The pandemic normalized two-dimensional intimacy and folded therapy into the same platform that hosts work meetings, social media, private text chains, as well as enables us to order food, make travel plans, shop, find romance, get news, troll and get trolled, do banking, enjoy critiques and gossip, and consume Netflix and pornography.
I am noticing online an emerging backlash against the commercialization of therapy that warrants discussion. As an insurance company provider, after my office expenses, I earn per hour about as much as a manager at Trader Joe’s. This is a race to the bottom engendered by a focus on corporate bottom-lines rather than patient well-being.
A Generation that Embraces Mental Health Diagnoses
A deeper shift may be Gen Z’s growing identification with diagnoses. The culture now rewards people for speaking fluently about themselves in therapeutic terms. Sometimes this produces genuine insight; sometimes it’s just branding. A diagnosis can help people feel recognized but it also risks becoming a permanent solution to a temporary problem.
Freudian psychoanalysis often took years of several sessions per week; there’s a trust-building and rapport-building component of in-person therapy (attachment) that is seldom discussed today when the primacy is placed on expediency and results. However, I believe that Freud also contributed to the current mess by positing psychology and psychoanalysis as “scientific.” For me, psychology in general and therapy in particular are more art than science. Also, if you notice, most psychological studies that attempt to be scientific – represent the general population (not just college volunteers), have a control group, are replicable – fail or are debunked within ten years. Just look at the recent backlash against IFS and Polyvagal Theory – two theories that are about as scientific as astrology.

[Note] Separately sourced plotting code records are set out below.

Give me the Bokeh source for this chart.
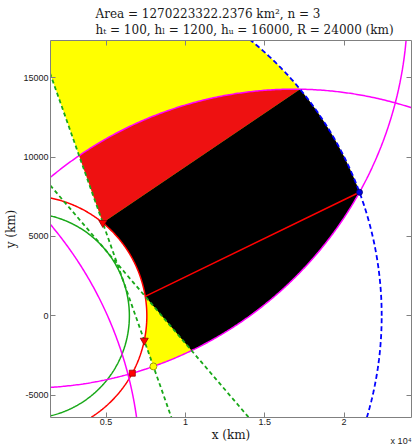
import numpy as np
from bokeh.plotting import figure
from bokeh.models import Range1d, LinearAxis, FixedTicker, Title
from bokeh.embed import file_html
from bokeh.resources import INLINE

# ---------------- data (km) ----------------
R_E = 6371.0
h_t = 100.0
h_l = 1200.0
h_u = 16000.0
R_range = 24000.0
n_sat = 3
area_km2 = "1270223322.2376"
r_sat = 19450.0                      # orbit radius of the relay satellites
sat_angles_deg = [90.0, -30.0, 210.0]

x_ticks = [5000, 10000, 15000, 20000]
x_tick_labels = ["0.5", "1", "1.5", "2"]
y_ticks = [-5000, 0, 5000, 10000, 15000]
y_tick_labels = ["-5000", "0", "5000", "10000", "15000"]
x_limits = [1500, 24250]
y_limits = [-6400, 17340]

# ---------------- geometry ----------------
r_t = R_E + h_t
r_l = R_E + h_l
r_u = R_E + h_u
O = np.zeros(2)
sats = [r_sat * np.array([np.cos(np.radians(a)), np.sin(np.radians(a))]) for a in sat_angles_deg]
S2, S1, S3 = sats


def unit(a):
    return np.array([np.cos(a), np.sin(a)])


def tangent(S, sign):
    phi = np.arctan2(S[1], S[0]) + sign * np.arccos(r_t / np.linalg.norm(S))
    n = unit(phi)
    return n, np.array([-n[1], n[0]])


def line_circle(n, d, C, rho):
    q = r_t * n - C
    b = q @ d
    c = q @ q - rho ** 2
    disc = np.sqrt(b * b - c)
    return [r_t * n + t * d for t in (-b - disc, -b + disc)]


def circ_circ(C1, r1, C2, r2):
    dv = C2 - C1
    dist = np.linalg.norm(dv)
    a = (r1 ** 2 - r2 ** 2 + dist ** 2) / (2 * dist)
    h = np.sqrt(r1 ** 2 - a ** 2)
    base = C1 + a * dv / dist
    perp = np.array([-dv[1], dv[0]]) / dist
    return base + h * perp, base - h * perp


def ang(P, C=O):
    return np.arctan2(P[1] - C[1], P[0] - C[0])


def arc(C, rho, a0, a1, num=240):
    t = np.linspace(a0, a1, num)
    return list(C[0] + rho * np.cos(t)), list(C[1] + rho * np.sin(t))


n1, d1 = tangent(S2, -1)
n2, d2 = tangent(S1, +1)
P_B, P_A = line_circle(n1, d1, O, r_l)
P_C = line_circle(n2, d2, O, r_l)[0]
P_D = line_circle(n2, d2, S2, R_range)[0]
P_E = line_circle(n1, d1, S2, R_range)[0]
P_H = line_circle(n1, d1, S1, R_range)[1]
P_top = line_circle(n1, d1, O, r_u)[1]
P_F = max(circ_circ(O, r_u, S2, R_range), key=lambda P: P[0])
P_G = max(circ_circ(O, r_u, S1, R_range), key=lambda P: P[1])
P_sq = max(circ_circ(O, r_l, S2, R_range), key=lambda P: P[0])


def join(*parts):
    xs, ys = [], []
    for px, py in parts:
        xs += list(px)
        ys += list(py)
    return xs, ys


yel = join(arc(S2, R_range, ang(P_E, S2), ang(P_F, S2)),
           arc(O, r_u, ang(P_F), ang(P_top)),
           arc(O, r_l, ang(P_A), ang(P_B)))
red = join(arc(S1, R_range, ang(P_H, S1), ang(P_G, S1)), ([P_A[0]], [P_A[1]]))
blk = join(arc(O, r_l, ang(P_A), ang(P_C)), ([P_D[0]], [P_D[1]]),
           arc(S2, R_range, ang(P_D, S2), ang(P_F, S2)),
           arc(O, r_u, ang(P_F), ang(P_G)))

# ---------------- figure ----------------
p = figure(width=412, height=444, x_range=Range1d(*x_limits), y_range=Range1d(*y_limits),
           output_backend="svg", toolbar_location=None,
           min_border_left=50, min_border_right=1, min_border_top=40, min_border_bottom=26)
p.grid.visible = False
p.outline_line_color = None
p.background_fill_color = "white"

p.patch(*yel, fill_color="#FFFF00", line_color=None)
p.patch(*red, fill_color="#EE1111", line_color=None)
p.patch(*blk, fill_color="#000000", line_color=None)

full = (0, 2 * np.pi)
GREEN = "#18A818"
p.line(*arc(O, r_t, *full, num=721), line_color=GREEN, line_width=1.5)
p.line(*arc(O, r_l, *full, num=721), line_color="#FF0000", line_width=1.5)
for S in sats:
    p.line(*arc(S, R_range, *full, num=1441), line_color="#FF00FF", line_width=1.5)
p.line(*arc(O, r_u, *full, num=1441), line_color="#0000FF", line_width=1.8, line_dash="5 3")

g1a, g1b = S2, r_t * n1 - 16000 * d1
g2a, g2b = S1, r_t * n2 + 12000 * d2
p.line([g1a[0], g1b[0]], [g1a[1], g1b[1]], line_color=GREEN, line_width=1.8, line_dash="4 3")
p.line([g2a[0], g2b[0]], [g2a[1], g2b[1]], line_color=GREEN, line_width=1.8, line_dash="4 3")
p.line([P_C[0], P_F[0]], [P_C[1], P_F[1]], line_color="#FF0000", line_width=1.5)

p.scatter([P_A[0], P_B[0]], [P_A[1], P_B[1]], marker="inverted_triangle", size=8,
          fill_color="#FF0000", line_color="#990000", line_width=0.8)
p.scatter([P_sq[0]], [P_sq[1]], marker="square", size=6, fill_color="#FF0000",
          line_color="#990000", line_width=0.8)
p.scatter([P_E[0]], [P_E[1]], marker="circle", size=7, fill_color="#FFFF00",
          line_color="#888800", line_width=0.8)
p.scatter([P_F[0]], [P_F[1]], marker="circle", size=6, fill_color="#0000DD",
          line_color="#000066", line_width=0.8)

# ---------------- axes ----------------
AX = "#808080"
TICKFONT = "Liberation Sans"


def style_axis(ax, labels_on):
    ax.axis_line_color = AX
    ax.major_tick_line_color = AX
    ax.minor_tick_line_color = None
    ax.major_tick_in = 5
    ax.major_tick_out = 0
    ax.major_label_text_font = TICKFONT
    ax.major_label_text_font_size = "9px"
    ax.major_label_text_color = "#1a1a1a"
    ax.major_label_standoff = 1 if labels_on else 0


p.xaxis.ticker = FixedTicker(ticks=x_ticks)
p.yaxis.ticker = FixedTicker(ticks=y_ticks)
p.xaxis.major_label_overrides = {t: s for t, s in zip(x_ticks, x_tick_labels)}
p.yaxis.major_label_overrides = {t: s for t, s in zip(y_ticks, y_tick_labels)}
style_axis(p.xaxis[0], True)
style_axis(p.yaxis[0], True)
p.yaxis.major_label_standoff = 2
for ax in (p.xaxis[0], p.yaxis[0]):
    ax.axis_label_text_font = "DejaVu Serif"
    ax.axis_label_text_font_size = "12px"
    ax.axis_label_text_font_style = "normal"
    ax.axis_label_text_color = "#1a1a1a"
    ax.axis_label_standoff = 0
p.yaxis.axis_label_standoff = 2
p.xaxis.axis_label = "x (km)"
p.yaxis.axis_label = "y (km)"

top_ax = LinearAxis(ticker=FixedTicker(ticks=x_ticks),
                    major_label_overrides={t: "" for t in x_ticks})
right_ax = LinearAxis(ticker=FixedTicker(ticks=y_ticks),
                      major_label_overrides={t: "" for t in y_ticks})
style_axis(top_ax, False)
style_axis(right_ax, False)
p.add_layout(top_ax, "above")
p.add_layout(right_ax, "right")

TFONT = "DejaVu Serif"
p.add_layout(Title(text="h\u209c = 100, h\u2097 = 1200, h\u1d64 = 16000, R = 24000 (km)",
                   align="left", offset=45, text_font=TFONT, text_font_size="12px",
                   text_font_style="normal", text_color="#1a1a1a", standoff=7), "above")
p.add_layout(Title(text="Area = " + area_km2 + " km\u00b2, n = " + str(n_sat),
                   align="left", offset=45, text_font=TFONT, text_font_size="12px",
                   text_font_style="normal", text_color="#1a1a1a", standoff=-6), "above")

# axis multiplier, placed in the bottom panel next to "x (km)"
p.add_layout(Title(text="x 10\u2074", align="right", vertical_align="top", offset=0,
                   text_font=TICKFONT, text_font_size="9px", text_font_style="normal",
                   text_color="#1a1a1a", standoff=-18), "below")

open("out.html", "w").write(file_html(p, INLINE))
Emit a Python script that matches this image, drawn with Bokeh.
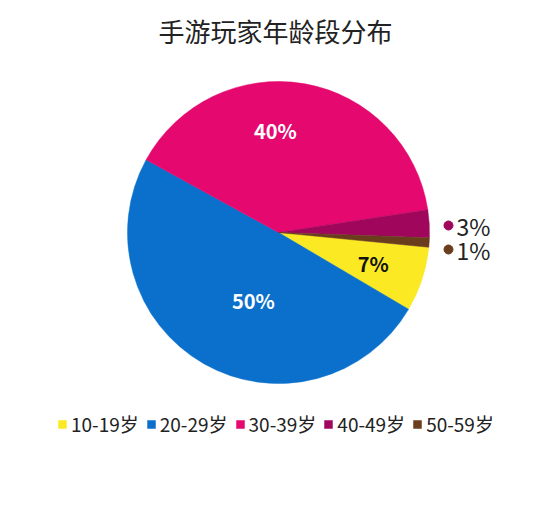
import math
from bokeh.plotting import figure
from bokeh.models import ColumnDataSource, Range1d, Legend, LegendItem
from bokeh.core.properties import value
from bokeh.embed import file_html
from bokeh.resources import INLINE

# ---- data ----
title_text = "手游玩家年龄段分布"
categories = ["10-19岁", "20-29岁", "30-39岁", "40-49岁", "50-59岁"]
shares = [7, 50, 40, 3, 1]
share_labels = ["7%", "50%", "40%", "3%", "1%"]
colors = ["#fbe924", "#0b70cc", "#e5086f", "#a0065c", "#6a3d1c"]

# ---- layout ----
W, H = 534, 516
cx, cy, R = 278, H - 232, 151
start_deg = -5.6
FONT = "Noto Sans CJK SC"

p = figure(width=W, height=H, output_backend="svg", toolbar_location=None,
           x_range=Range1d(0, W), y_range=Range1d(0, H), min_border=0)
p.axis.visible = False
p.grid.visible = False
p.outline_line_color = None
p.background_fill_color = "white"

total = sum(shares)
starts, ends, mids = [], [], []
a = math.radians(start_deg)
for s in shares:
    span = s / total * 2 * math.pi
    b = a - span
    starts.append(b)
    ends.append(a)
    mids.append((a + b) / 2)
    a = b

src = ColumnDataSource(dict(x=[cx] * len(shares), y=[cy] * len(shares),
                            start=starts, end=ends, color=colors, cat=categories))
r = p.wedge(x="x", y="y", radius=R, start_angle="start", end_angle="end",
            fill_color="color", line_color="color", line_width=0.5, source=src)

# inside labels (first three slices)
inner_r = [0.66, 0.48, 0.675]
angle_adj = [0.0, 0.164, 0.206]
txt_col = ["#111111", "white", "white"]
lx, ly = [], []
for i in range(3):
    ang = mids[i] + angle_adj[i]
    lx.append(cx + inner_r[i] * R * math.cos(ang))
    ly.append(cy + inner_r[i] * R * math.sin(ang))
p.text(x=lx, y=ly, text=share_labels[:3], text_color=txt_col,
       text_font=value(FONT), text_font_size="20px", text_font_style="bold",
       text_align="center", text_baseline="middle")

# outside labels for small slices
ox = [448, 448]
oy = [H - 225, H - 249]
p.scatter(x=ox, y=oy, size=9, marker="circle", fill_color=colors[3:], line_color=colors[3:])
p.text(x=[x + 8 for x in ox], y=oy, text=share_labels[3:], text_color="#222222",
       text_font=value(FONT), text_font_size="23px",
       text_align="left", text_baseline="middle")

# title
p.text(x=[275], y=[H - 30], text=[title_text], text_color="#222222",
       text_font=value(FONT), text_font_size="26px",
       text_align="center", text_baseline="middle")

# legend
items = [LegendItem(label=categories[i], renderers=[r], index=i) for i in range(len(categories))]
leg = Legend(items=items, orientation="horizontal", location=(57, 79),
             glyph_width=10, glyph_height=10, label_standoff=4, spacing=7,
             padding=0, margin=0, border_line_color=None, background_fill_alpha=0,
             label_text_font=FONT, label_text_font_size="19px", label_text_color="#222222",
             label_height=20)
p.add_layout(leg, "center")

open("out.html", "w").write(file_html(p, INLINE))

For me, the benefits of therapy come from the encounter. “Mirror neurons do not fire via text message,” I wrote in my first book. The validation of emotional experiences requires 55 minutes of eye-contact, intentional facial affect mirroring and body language matching, plus pheromones, as well as a smidge of transference. AI can summarize and intellectually placate, but it cannot participate in the ethical and affective profundity of two human subjectivities authentically wrestling with emotions together in a safe space.
Long before other sociologists, Professor Rieff understood that therapy would become our culture’s dominant mode of self-understanding. What he did not anticipate was the speed with which AI would help create the Therapeutic Industrial Complex.
There are myriad roles that psychotherapists play when we are in the office with a patient: we validate emotional experiences, embody compassion, anchor presence, model authenticity, hold space for grief, alleviate shame, restore agency, embrace uncertainty, awaken curiosity, transmute fear, process disappointments, witness breakthroughs, refine narratives, reframe perspectives, explore blindspots, reveal self-deception, challenge assumptions, point out catastrophizing, resolve conflicts, ease frustrations, inspire transformations, moderate expectations, offer reality testing, note parapraxes, track patterns, set goals, support ideals, propose solutions, share tools, reinforce wins, empower—and yes, diagnose—as well as many many other things.
We need to disambiguate what is currently transpiring in psychology and therapy and have a candid discussion about the art of meaningful, satisfying relationships rather than the current rise of a “science” of algorithmically produced mental Band-Aids.
References
Philip Rieff, “The Triumph of the Therapeutic: Uses of Faith After Freud” (New York: Harper & Row, 1966).[1][2]
James F. T. Bugental, “The Art of the Psychotherapist” (New York: W. W. Norton, 1992).
Gabor Maté and Daniel Maté, “The Myth of Normal: Trauma, Illness, and Healing in a Toxic Culture” (New York: Avery, 2022).